Oysters.  Marmite, aren’t they? Vomit inducing snot balls to some, svelte and sophisticated aphrodining* to others. As a couple, we fall into both camps. The aphrodiner in us likes the local Te Matuku oysters, though he obviously doesn’t really know what separates them from others. But, his enjoyment is down to this chef’s decision to leave these creamy beauts au naturelle, not sodomised by vinegar and shallots but deftly sprinked with tiny cucumber and apple cubes that look like they were cut by firing them through a piece of school graph paper made from finely cut steel.


Some Americans came in, they sat furtively, mumbling to each other for five minutes then put their coats back on. Apparently they’d looked at the menu and considered their dollar had been Trumped by the Kiwi one. When they booked this trip it was a mid-range lunch, now they may as well have been dining at Shouty McRamsay’s Over-Priced Pretentious Food Room.

For no other reason than to illustrate a childish anecdote, we “paired” the crustaceans with a Kennedy Point sauvignon blanc. “Do you know where Kennedy Point is?”, asked the sommelier, pouring a glass and readying herself to gesture across the bay to the booze’s origin. “Yes, we live there”. To rosy-cheeked chuckles and vague but not really tangible embarrassment we could have added “but, you know, Kennedy import their white grapes from Marlborough, so, technically this wine isn’t from ‘over there'” but that would have been churlish in the face of generous and graceful bonhomie.

The other starter, Spanner crab, danced around the plate atop a festival of garden greenery. One of those pretty dishes you see that have things sprinkled over it with the sort of gay abandon that Mark E festoons his guttural suffixes. Deep down you know there was much less abandon. Festooned with radishah and peashootahs, it looked good enough to eat. But, the cream-cheesy base swamped the crab when it could and should have been lighter and foamier. Imagine striving for ‘Dub Be Good To Me’ but griming the bass up so much that Lindy Layton’s vocals drown in sub-woof fuzz.


Duck. Amazing. Lots of ducks roam freely on this wetland-heavy island, you wonder which one this was, where did you see it last, is a street missing its sentry? There’s no point lingering on this when it melts its way down your gullet. Really, very good, except for the oxtail dumplings that were like eating a small leather purse. Tasty ox, though.

The other main. New Zealand lamb. New Zealand lamb baffles. The isles are famous for sheep but where do they all go? The supermarket meat aisles are laden with chicken, beef and pork but lamb is very thin on the ground. Do they export it all? Is it really THAT seasonal? Are there really no sheep in Aoteroa?
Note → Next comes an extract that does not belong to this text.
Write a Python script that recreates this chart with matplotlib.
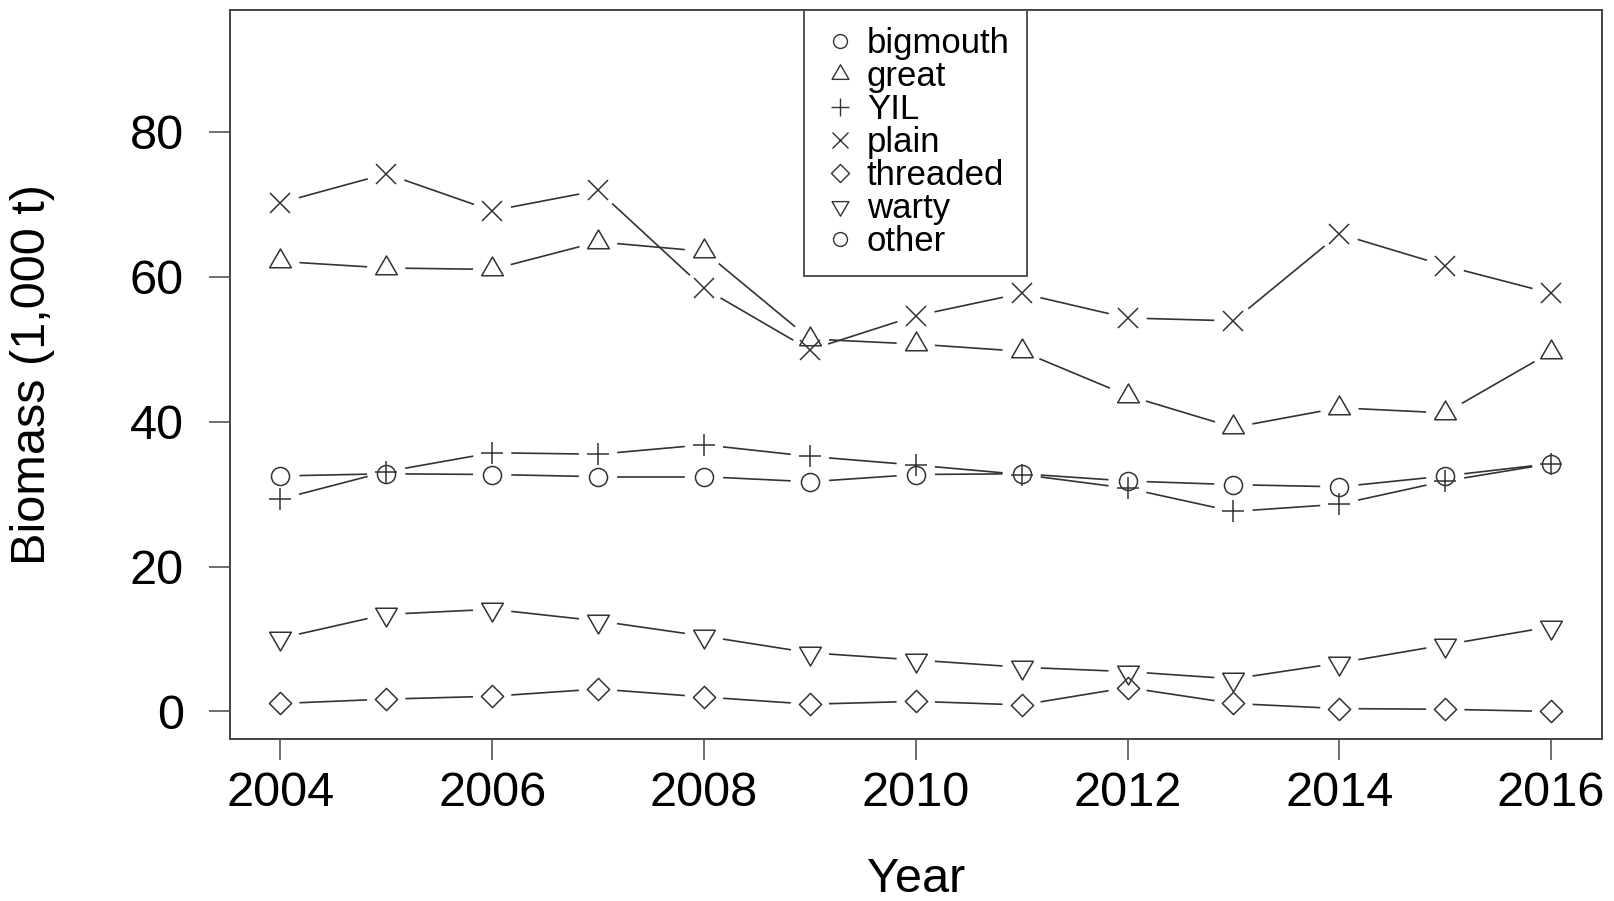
import numpy as np
import matplotlib
matplotlib.use("Agg")
import matplotlib.pyplot as plt
from matplotlib.path import Path
from matplotlib.lines import Line2D

plt.rcParams['font.family'] = ['Liberation Sans', 'DejaVu Sans']

years = [2004, 2005, 2006, 2007, 2008, 2009, 2010, 2011, 2012, 2013, 2014, 2015, 2016]
bigmouth = [32.5, 32.8, 32.7, 32.4, 32.4, 31.7, 32.7, 32.8, 31.8, 31.3, 31.0, 32.5, 34.2]
great = [62.1, 61.2, 61.0, 64.8, 63.5, 51.4, 50.7, 49.7, 43.6, 39.2, 41.9, 41.2, 49.6]
yil = [29.3, 33.1, 35.7, 35.5, 36.8, 35.2, 34.0, 32.7, 30.8, 27.6, 28.6, 31.8, 34.2]
plain = [70.2, 74.2, 69.1, 71.9, 58.4, 49.9, 54.6, 57.7, 54.3, 53.9, 65.9, 61.5, 57.7]
threaded = [1.1, 1.7, 2.1, 3.1, 2.0, 1.0, 1.4, 0.9, 3.3, 1.1, 0.4, 0.3, 0.0]
warty = [10.1, 13.4, 14.1, 12.5, 10.4, 8.1, 7.1, 6.1, 5.5, 4.5, 6.7, 9.2, 11.7]
legend_labels = ['bigmouth', 'great', 'YIL', 'plain', 'threaded', 'warty', 'other']


def closed(verts):
    return Path(verts + [verts[0]], closed=True)


tri_up = closed([(0, 1), (-0.866, -0.5), (0.866, -0.5)])
tri_dn = closed([(0, -1), (0.866, 0.5), (-0.866, 0.5)])
diamond = closed([(0, 1), (1, 0), (0, -1), (-1, 0)])

ink = '#333333'

fig = plt.figure(figsize=(16.14, 9.01), dpi=100)
ax = fig.add_axes([229.5 / 1614, (901 - 739) / 901, (1602 - 229.5) / 1614, (739 - 10) / 901])
ax.set_xlim(2003.52, 2016.48)
ax.set_ylim(-3.8, 96.8)


def gapped(xs, ys, gap_px=20):
    # R type="b": line segments stop short of each point
    pts = ax.transData.transform(np.column_stack([xs, ys]))
    inv = ax.transData.inverted()
    for p0, p1 in zip(pts[:-1], pts[1:]):
        d = p1 - p0
        L = np.hypot(*d)
        if L <= 2 * gap_px:
            continue
        u = d / L
        a = inv.transform(p0 + u * gap_px)
        b = inv.transform(p1 - u * gap_px)
        ax.plot([a[0], b[0]], [a[1], b[1]], color=ink, lw=1.2)


series = [
    (bigmouth, 'o', 13),
    (great, tri_up, 18),
    (yil, '+', 16.5),
    (plain, 'x', 14),
    (threaded, diamond, 16),
    (warty, tri_dn, 18),
]
for vals, mk, ms in series:
    gapped(years, vals)
    ax.plot(years, vals, linestyle='none', marker=mk, markersize=ms,
            markerfacecolor='none', markeredgecolor=ink, markeredgewidth=1.1)

handles = [
    Line2D([], [], linestyle='none', marker='o', markersize=10),
    Line2D([], [], linestyle='none', marker=tri_up, markersize=14),
    Line2D([], [], linestyle='none', marker='+', markersize=13),
    Line2D([], [], linestyle='none', marker='x', markersize=11),
    Line2D([], [], linestyle='none', marker=diamond, markersize=13),
    Line2D([], [], linestyle='none', marker=tri_dn, markersize=14),
    Line2D([], [], linestyle='none', marker='o', markersize=10),
]
for h in handles:
    h.set_markerfacecolor('none')
    h.set_markeredgecolor(ink)
    h.set_markeredgewidth(1.0)

leg = ax.legend(handles, legend_labels, loc='upper center', bbox_to_anchor=(0.5, 1.0),
                borderaxespad=0, fancybox=False, framealpha=1, edgecolor='#444444',
                fontsize=25, labelspacing=0.0, handlelength=1.04, handletextpad=0.26,
                borderpad=0.5)
leg.get_frame().set_linewidth(1.3)

ax.set_xticks(range(2004, 2017, 2))
ax.set_yticks([0, 20, 40, 60, 80])
ax.tick_params(axis='both', direction='out', length=15, width=1.2, color='#555555',
               labelsize=35)
ax.tick_params(axis='x', pad=8)
ax.tick_params(axis='y', pad=18)
for s in ax.spines.values():
    s.set_color('#444444')
    s.set_linewidth(1.4)

ax.set_xlabel('Year', fontsize=35)
ax.xaxis.label.set_va('center')
ax.xaxis.set_label_coords(0.5, (739 - 880) / 729)
ax.set_ylabel('Biomass (1,000 t)', fontsize=35)
ax.yaxis.label.set_va('center')
ax.yaxis.set_label_coords((32 - 229.5) / 1372.5, 0.5)

fig.savefig('out.png', dpi=100)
It is spring, so where is it all, working it’s way to China, no doubt, along with the milk powder?

Not being big dessert eaters the end of all of these posts may come a little abruptly but the orange ooze from mandarin mixing with parfait is ace, as is the dessert wine. Oh yeah, we had some delicious cheese and did the wine tasting as well. Let it be noted that we are not wine experts. But, the wine was suitably winey and was not offensive, particularly the robust ‘The Point’ and the saucy Syrah.


Contrary to some artistic licence granted above, which is a theme we’ll have in this scheme we have, Te Whau is impressive, even in these financially difficult times. It has the gravitas to put it near the top of the eateries on the island but doesn’t do the pretentiousness or wallet-abuse that you’ll find abundantly in some others. Basically, it’s enjoyable, can’t wait until the sun shines enough for them to open the patio. Overall 8/10, some minor quibbles but a great way to spend a couple of hours.

Te Whau Vineyard & Restaurant, Te Whau Point, Waiheke – website.

*Aphrodining, to dine on alleged aphrodisiacs. I’ve just invented it, stick it in the urban dictionary now, I’m claiming it.